I still feel very uneasy when I see a picture on Alan Greaves on the television or internet news. A video clip of the front of my church doesn’t trigger warm feelings for me, but deep sadness. The church of St Saviour’s has been here since 1872, but it is only now becoming well known nationally. I sometimes wonder if it could have become nationally prominent for other reasons: a celebrity wedding, the ordination of the first woman Bishop in England, an outbreak of revival? The first would have been acceptable, the second illegal and impossible and the third almost too much to hope for. But the last thing I want my church to be famous for is a murder, especially of someone who was as generous and gracious as Alan Greaves.
At St Saviour’s we have tried to be very positive towards the media and we have built some good relationships. In my experience, mainly with the radio and television reporters, the media have been sensitive, respectful and very professional. Maureen, Alan’s widow, has wanted us to be positive to the media as she tries to make some sense out of all of the pain by talking about Alan, his life and his faith. I have tried to support her in this, knowing that she is bravely taking on every opportunity that presents itself.
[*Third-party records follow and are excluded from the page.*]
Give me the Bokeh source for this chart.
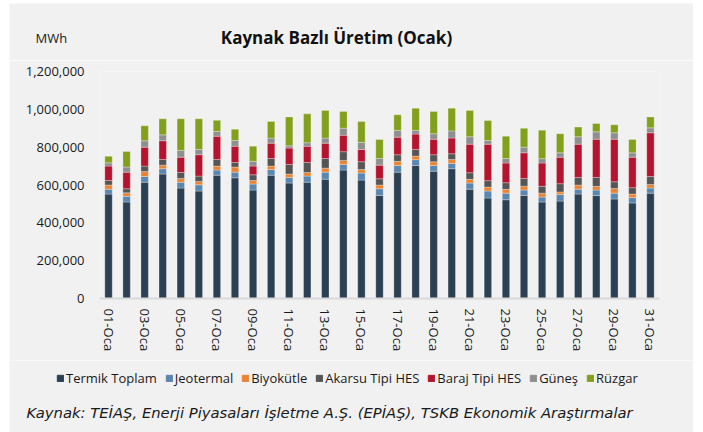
from bokeh.plotting import figure
from bokeh.layouts import column
from bokeh.models import (ColumnDataSource, Range1d, FixedTicker, NumeralTickFormatter, Label,
                          Legend, LegendItem, Plot)
from bokeh.embed import file_html
from bokeh.resources import INLINE

days = ["01-Oca", "02-Oca", "03-Oca", "04-Oca", "05-Oca", "06-Oca", "07-Oca", "08-Oca",
        "09-Oca", "10-Oca", "11-Oca", "12-Oca", "13-Oca", "14-Oca", "15-Oca", "16-Oca",
        "17-Oca", "18-Oca", "19-Oca", "20-Oca", "21-Oca", "22-Oca", "23-Oca", "24-Oca",
        "25-Oca", "26-Oca", "27-Oca", "28-Oca", "29-Oca", "30-Oca", "31-Oca"]

termik = [552000, 510000, 615000, 658000, 584000, 568000, 652000, 638000, 573000, 652000,
          610000, 615000, 631000, 679000, 626000, 545000, 668000, 703000, 673000, 686000,
          578000, 531000, 522000, 545000, 510000, 515000, 552000, 544000, 526000, 505000, 557000]
jeotermal = [26000, 30000, 30000, 28000, 31000, 33000, 27000, 30000, 32000, 30000,
             30000, 32000, 37000, 30000, 37000, 35000, 35000, 31000, 30000, 28000,
             32000, 37000, 35000, 28000, 26000, 35000, 26000, 29000, 31000, 28000, 27000]
biyokutle = [22000, 19000, 27000, 19000, 20000, 18000, 21000, 27000, 19000, 18000,
             18000, 19000, 21000, 21000, 19000, 20000, 22000, 19000, 20000, 21000,
             20000, 21000, 20000, 21000, 21000, 13000, 22000, 20000, 25000, 19000, 19000]
akarsu = [24000, 21000, 28000, 30000, 31000, 28000, 35000, 24000, 30000, 40000,
          51000, 53000, 51000, 46000, 41000, 33000, 35000, 35000, 37000, 30000,
          35000, 34000, 35000, 41000, 36000, 44000, 40000, 47000, 35000, 34000, 42000]
baraj = [76000, 88000, 100000, 99000, 81000, 113000, 123000, 86000, 46000, 81000,
         86000, 86000, 81000, 87000, 65000, 72000, 93000, 81000, 82000, 83000,
         151000, 193000, 104000, 135000, 123000, 140000, 176000, 202000, 225000, 161000, 231000]
gunes = [17000, 27000, 34000, 31000, 36000, 28000, 25000, 30000, 25000, 27000,
         12000, 18000, 27000, 37000, 37000, 35000, 35000, 19000, 29000, 38000,
         39000, 19000, 24000, 30000, 23000, 23000, 39000, 39000, 34000, 23000, 26000]
ruzgar = [35000, 82000, 79000, 85000, 167000, 162000, 59000, 60000, 80000, 88000,
          153000, 153000, 146000, 88000, 111000, 101000, 83000, 118000, 117000, 120000,
          139000, 106000, 118000, 100000, 151000, 101000, 51000, 44000, 42000, 71000, 58000]

series_names = ["Termik Toplam", "Jeotermal", "Biyokütle", "Akarsu Tipi HES",
                "Baraj Tipi HES", "Güneş", "Rüzgar"]
series_keys = ["termik", "jeotermal", "biyokutle", "akarsu", "baraj", "gunes", "ruzgar"]
colors = ["#2c4053", "#5a86b0", "#ea8434", "#555555", "#b5142e", "#8f8f8f", "#83a01c"]
y_ticks = [0, 200000, 400000, 600000, 800000, 1000000, 1200000]

title_text = "Kaynak Bazlı Üretim (Ocak)"
unit_text = "MWh"
source_text = "Kaynak: TEİAŞ, Enerji Piyasaları İşletme A.Ş. (EPİAŞ), TSKB Ekonomik Araştırmalar"

x = [i + 1 for i in range(len(days))]
source = ColumnDataSource(dict(x=x, termik=termik, jeotermal=jeotermal, biyokutle=biyokutle,
                               akarsu=akarsu, baraj=baraj, gunes=gunes, ruzgar=ruzgar))

BG = "#f1f1f1"
FONT = "Open Sans"
TXT = "#1a1a1a"
W = 684

no_align = {"frame_align": False} if "frame_align" in Plot.properties() else {}


def panel(h, y0, y1):
    f = figure(width=W, height=h, output_backend="svg", toolbar_location=None,
               x_range=Range1d(9, 693), y_range=Range1d(y0, y1),
               x_axis_type=None, y_axis_type=None, min_border=0,
               background_fill_color=BG, border_fill_color=BG, outline_line_color=None,
               **no_align)
    f.xgrid.grid_line_color = None
    f.ygrid.grid_line_color = None
    return f


# ---- top panel: title and unit (data units = page pixels, y negative downward)
top = panel(57, -60, -3)
top.add_layout(Label(x=336, y=-37, text=title_text, text_font=FONT, text_font_style="bold",
                     text_font_size="17px", text_align="center", text_baseline="middle",
                     text_color="#111111"))
top.add_layout(Label(x=35, y=-37, text=unit_text, text_font=FONT, text_font_size="13px",
                     text_align="left", text_baseline="middle", text_color=TXT))

# ---- main chart
p = figure(width=W, height=300, output_backend="svg", toolbar_location=None,
           x_range=Range1d(0.5, len(days) + 0.5), y_range=Range1d(0, y_ticks[-1]),
           min_border_left=90, min_border_right=34, min_border_top=11, min_border_bottom=62,
           background_fill_color=BG, border_fill_color=BG, outline_line_color=None)

p.vbar_stack(series_keys, x="x", width=0.41, color=colors, source=source,
             line_color="white", line_alpha=0.35, line_width=0.8)

p.xgrid.grid_line_color = None
p.ygrid.grid_line_color = None

xa = p.xaxis[0]
xa.ticker = FixedTicker(ticks=x[::2])
xa.major_label_overrides = {x[i]: days[i] for i in range(0, len(days), 2)}
xa.major_label_orientation = "vertical"
xa.axis_line_color = "#d9d9d9"
xa.axis_line_width = 2
xa.major_tick_line_color = None
xa.minor_tick_line_color = None
xa.major_label_text_font = FONT
xa.major_label_text_font_size = "13px"
xa.major_label_text_color = TXT
xa.major_label_standoff = 4

ya = p.yaxis[0]
ya.ticker = FixedTicker(ticks=y_ticks)
ya.formatter = NumeralTickFormatter(format="0,0")
ya.axis_line_color = None
ya.major_tick_line_color = None
ya.minor_tick_line_color = None
ya.major_label_text_font = FONT
ya.major_label_text_font_size = "13px"
ya.major_label_text_color = TXT
ya.major_label_standoff = 9

# ---- bottom panel: legend and source note
bottom = panel(72, -432, -360)
items = []
for name, c in zip(series_names, colors):
    r = bottom.vbar(x=[-10000], top=[-10000], bottom=[-10001], width=1, color=c)
    items.append(LegendItem(label=name, renderers=[r]))
lg = Legend(items=items, orientation="horizontal", location=(47, 45),
            background_fill_alpha=0, border_line_color=None, padding=0, margin=0,
            spacing=8, glyph_width=8, glyph_height=8, label_standoff=2,
            label_text_font=FONT, label_text_font_size="13px", label_text_color=TXT,
            label_height=16)
bottom.add_layout(lg, "center")
bottom.add_layout(Label(x=26, y=-412, text=source_text, text_font="DejaVu Sans",
                        text_font_style="italic", text_font_size="14.8px",
                        text_align="left", text_baseline="middle", text_color=TXT))

layout = column(top, p, bottom, spacing=0, margin=(3, 0, 0, 9))

open("out.html", "w").write(file_html(layout, INLINE))
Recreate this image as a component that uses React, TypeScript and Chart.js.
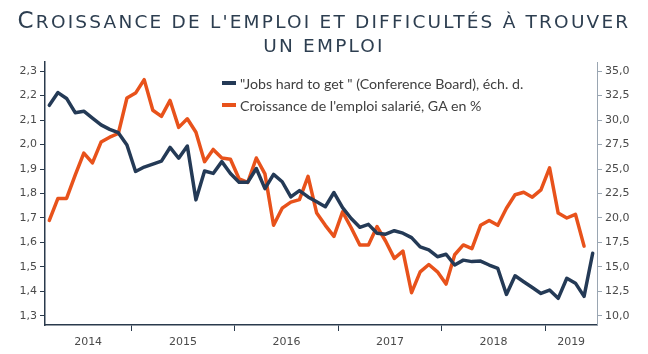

I can’t help wondering what Alan would have thought of all of this. I suspect that he would have grieved for Maureen and the family, but that he would have gently rebuked me and encouraged me to believe that St Saviour’s should be famous for living out the good news of Jesus day by day through showing love, hope and affirmation to the people of our community. In many ways our Community Project was an expression of Alan and Maureen’s faith and as it continues and grows, I feel that it is becoming his legacy to the parish. This is where I find hope for the future. It would be so appropriate if in the years ahead people didn’t think of St Saviour’s as the church where the organist was murdered on Christmas Eve, but the church which puts its faith into action by supporting broken and marginalised people. I think that Alan would approve of that.